Stronger Protection or Technological Revolution: What is Behind the Recent Surge in Patenting?
Patent applications have increased because of improvements in the management of research in the United States.
From 1900 through 1980, applications to the U.S. Patent Office by U. S. inventors ranged from 40,000 to 80,000 per year. But in the decade from 1985 to 1995, patent applications by American inventors surged to all time highs of about 120,000 per year, leaving economists to wonder why.
In Stronger Protection or Technological Revolution: What Is Behind the Recent Surge in Patenting? (NBER Working Paper No. 6204), NBER Faculty Research Fellows Samuel Kortum and Josh Lerner attempt to determine what is behind the recent skyrocketing patent applications.
Kortum and Lerner examine three competing explanations for the increase in patent applications. They conclude that patent applications have increased because of improvements in the management of research in the United States. This effect has been enhanced by applying new information technologies to the research process itself, which has accelerated the pace and productivity of research and development. Finally, these two trends have occurred in an R and D environment in which a movement toward more applied research has further accelerated discoveries that lead to patents.

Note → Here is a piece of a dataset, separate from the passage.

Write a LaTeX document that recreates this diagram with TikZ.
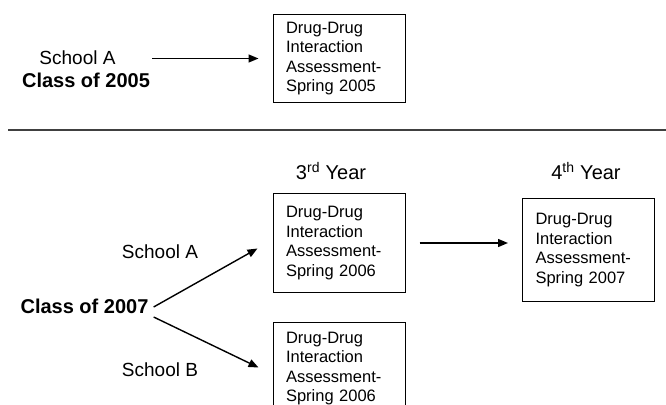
\documentclass[tikz,border=0pt]{standalone}
\usepackage{fontspec}
\setmainfont{Liberation Sans}
\usepackage{tikz}
\usetikzlibrary{arrows.meta,positioning,calc}

\begin{document}
\begin{tikzpicture}[
        x=1pt, y=-1pt,
        assessbox/.style={draw, line width=1pt, anchor=north west, align=left, text width=106pt, inner xsep=13pt, minimum height=99pt, font=\fontsize{16.5}{19.5}\selectfont},
        lbl/.style={inner sep=0pt, font=\fontsize{19}{21}\selectfont},
        boldlbl/.style={inner sep=0pt, font=\fontsize{20}{22}\selectfont\bfseries},
        arr/.style={-{Triangle[length=10pt,width=8pt]}, line width=1.4pt}
    ]
    \useasboundingbox (0,0) rectangle (666,404);
    \clip (0,0) rectangle (666,404);

    \node[lbl] (schoolA1) at (77.5,58) {School A};
    \node[boldlbl] (class05) at (86,80) {Class of 2005};
    \node[assessbox, minimum height=88pt] (box05) at (272.5,14) {Drug-Drug\\ Interaction\\ Assessment-\\ Spring 2005};

    \draw[line width=1.5pt, black!75] (8,130) -- (666,130);

    \node[assessbox] (box06a) at (272.5,193) {Drug-Drug\\ Interaction\\ Assessment-\\ Spring 2006};
    \node[assessbox, minimum height=92pt] (box06b) at (272.5,322) {Drug-Drug\\ Interaction\\ Assessment-\\ Spring 2006};
    \node[assessbox, minimum height=103pt] (box07) at (522,198) {Drug-Drug\\ Interaction\\ Assessment-\\ Spring 2007};
    \node[lbl, font=\fontsize{20}{22}\selectfont] (year3) at (331,171) {3\textsuperscript{rd} Year};
    \node[lbl, font=\fontsize{20}{22}\selectfont] (year4) at (586,171) {4\textsuperscript{th} Year};

    \node[lbl] (schoolA2) at (160,252) {School A};
    \node[lbl] (schoolB) at (160,370) {School B};
    \node[boldlbl] (class07) at (84.5,306) {Class of 2007};

    \draw[arr, shorten <=2pt, shorten >=14pt] (class05.north east |- box05.west) -- (box05.west);
    \draw[arr, shorten <=14pt, shorten >=14pt] (box06a.east) -- (box06a.east -| box07.west);
    \draw[arr] ([xshift=5pt, yshift=-1pt]class07.east) -- ([xshift=-15pt, yshift=-5.5pt]box06a.west);
    \draw[arr] ([xshift=5pt, yshift=-11pt]class07.east) -- ([xshift=-14pt, yshift=1pt]box06b.west);
\end{tikzpicture}
\end{document}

The authors reject a popular explanation for the rise in patent applications, which they dub the "friendly court" hypothesis. More patent legislation was passed by Congress in the first few years of the 1980s than in the previous two decades. In addition, the Court of Appeals of the Federal Circuit, set up by Congress in 1982 specifically to hear patent cases arising from federal courts, has been perceived as having a "pro patent" orientation. By broadening the rights of patentees, some have suggested, the Court has encouraged more patent applications.

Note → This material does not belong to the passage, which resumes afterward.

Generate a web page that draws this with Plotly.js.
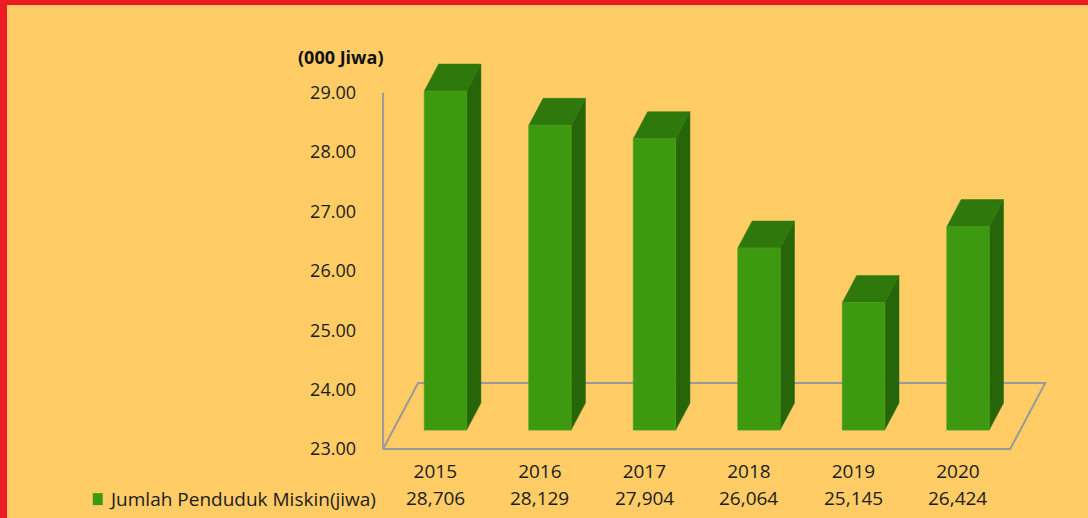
<!DOCTYPE html>
<html>
<head>
<meta charset="utf-8">
<script src="https://cdn.plot.ly/plotly-3.0.1.min.js"></script>
<style>
  html, body { margin: 0; padding: 0; background: #ED1C24; width: 1088px; height: 518px; overflow: hidden; }
  #chart { position: absolute; left: 7px; top: 5px; width: 1081px; height: 513px; }
</style>
</head>
<body>
<div id="chart"></div>
<script>
// ---- data ----
const years = ['2015', '2016', '2017', '2018', '2019', '2020'];
const values = [28.706, 28.129, 27.904, 26.064, 25.145, 26.424];
const yTicks = [23, 24, 25, 26, 27, 28, 29];
const seriesName = 'Jumlah Penduduk Miskin(jiwa)';
const axisTitle = '(000 Jiwa)';

// ---- geometry (3D look) ----
const base = 23;
const floorDX = 0.335;   // depth shift in category units
const floorDY = 1.112;   // depth shift in value units
const dFront = 0.288, dBack = 0.697;
const halfW = 0.2025;

const W = 1081, H = 513;
const mL = 373.9, mR = 36.2, mT = 52.2, mB = 63.1;
const plotW = W - mL - mR, plotH = H - mT - mB;
const xr = [-0.52, 5.9], yr = [22.9, 29.6];
const pxX = px => (px - 7 - mL) / plotW;
const pxY = py => (H - mB - (py - 5)) / plotH;

const colFront = '#3d990f', colTop = '#2f780b', colSide = '#276608';
const txt = '#1c1c1c';
const font = 'Open Sans, Liberation Sans, sans-serif';

const traces = [];
// floor parallelogram
const n = years.length;
traces.push({
  x: [-0.5, n - 0.5, n - 0.5 + floorDX, -0.5 + floorDX, -0.5],
  y: [base, base, base + floorDY, base + floorDY, base],
  mode: 'lines', line: { color: '#9a9a9a', width: 2 },
  hoverinfo: 'skip', showlegend: false
});

values.forEach((v, i) => {
  const fx = dFront * floorDX, fy = dFront * floorDY;
  const bx = dBack * floorDX, by = dBack * floorDY;
  const xl = i - halfW, xrr = i + halfW;
  // side face
  traces.push({
    x: [xrr + fx, xrr + bx, xrr + bx, xrr + fx, xrr + fx],
    y: [base + fy, base + by, v + by, v + fy, base + fy],
    mode: 'lines', fill: 'toself', fillcolor: colSide,
    line: { color: colSide, width: 0.5 }, hoverinfo: 'skip', showlegend: false
  });
  // top face
  traces.push({
    x: [xl + fx, xrr + fx, xrr + bx, xl + bx, xl + fx],
    y: [v + fy, v + fy, v + by, v + by, v + fy],
    mode: 'lines', fill: 'toself', fillcolor: colTop,
    line: { color: colTop, width: 0.5 }, hoverinfo: 'skip', showlegend: false
  });
  // front face
  traces.push({
    x: [xl + fx, xrr + fx, xrr + fx, xl + fx, xl + fx],
    y: [base + fy, base + fy, v + fy, v + fy, base + fy],
    mode: 'lines', fill: 'toself', fillcolor: colFront,
    line: { color: '#4a9f1e', width: 0.8 }, hoverinfo: 'skip', showlegend: false
  });
});

const annotations = [];
values.forEach((v, i) => {
  annotations.push({
    x: i, xref: 'x', y: pxY(498), yref: 'paper',
    text: v.toFixed(3).replace('.', ','), showarrow: false,
    xanchor: 'center', yanchor: 'middle',
    font: { family: font, size: 19, color: txt }
  });
});
annotations.push({
  x: pxX(107), xref: 'paper', y: pxY(499), yref: 'paper',
  text: seriesName, showarrow: false, xanchor: 'left', yanchor: 'middle',
  font: { family: font, size: 19, color: txt }
});
annotations.push({
  x: pxX(340), xref: 'paper', y: pxY(57), yref: 'paper',
  text: '<b>' + axisTitle + '</b>', showarrow: false, xanchor: 'center', yanchor: 'middle',
  font: { family: font, size: 18, color: '#111' }
});

const shapes = [
  { type: 'line', xref: 'x', yref: 'y', x0: -0.5, x1: -0.5, y0: base, y1: yTicks[yTicks.length - 1],
    line: { color: '#9a9a9a', width: 2 } },
  { type: 'rect', xref: 'paper', yref: 'paper', x0: pxX(92.7), x1: pxX(102.7), y0: pxY(505), y1: pxY(493),
    fillcolor: colFront, line: { width: 0 } }
];

const layout = {
  width: W, height: H,
  margin: { l: mL, r: mR, t: mT, b: mB, pad: 0 },
  paper_bgcolor: '#FFCC66', plot_bgcolor: 'rgba(0,0,0,0)',
  showlegend: false,
  xaxis: {
    range: xr, tickvals: years.map((_, i) => i), ticktext: years,
    showgrid: false, zeroline: false, showline: false, ticks: '',
    ticklabelstandoff: 3,
    tickfont: { family: font, size: 19, color: txt }, fixedrange: true
  },
  yaxis: {
    range: yr, tickvals: yTicks, ticktext: yTicks.map(t => t.toFixed(2)),
    showgrid: false, zeroline: false, showline: false, ticks: '',
    ticklabelstandoff: 24,
    tickfont: { family: font, size: 18, color: txt }, fixedrange: true
  },
  annotations: annotations,
  shapes: shapes
};

Plotly.newPlot('chart', traces, layout, { displayModeBar: false, staticPlot: true });
</script>
</body>
</html>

If this "friendly court" hypothesis accurately explained the increase in patent applications, then the United States should have increased relative to other countries as a destination for patent protection for inventors from around the world. That is not the case. Worldwide patent applications have risen, but not particularly for patent protection in the United States. Rather it is U.S. inventors seeking patent protection both at home and abroad who display the biggest jump in patenting.
Another possible explanation for the increase in patent applications is that entrenched firms, those with larger and well-developed patent application mechanisms in place, will benefit selectively from patent reforms. They will therefore both lobby for such reforms and respond to any reforms by patenting more aggressively.
But, as Kortum and Lerner point out, the increase in patent applications is approximately evenly distributed among small and large firms, with the share of new, small and less frequent patentees actually increasing in the past decade. That calls into question whether the increase in patent applications is driven by larger, entrenched firms.
It is not technology alone that has driven the increase in patent applications, however, since the jump is not concentrated in any particular technology, such as biotechnology or software. In fact, the patent increases were uniform across a broad spectrum of industries. The authors suggest that changes in the management of technology must have contributed to the increase. Specifically, the trend toward more applied activities, a by-product of which is more patentable discoveries, helps to explain the huge increase in patent applications over the past decade.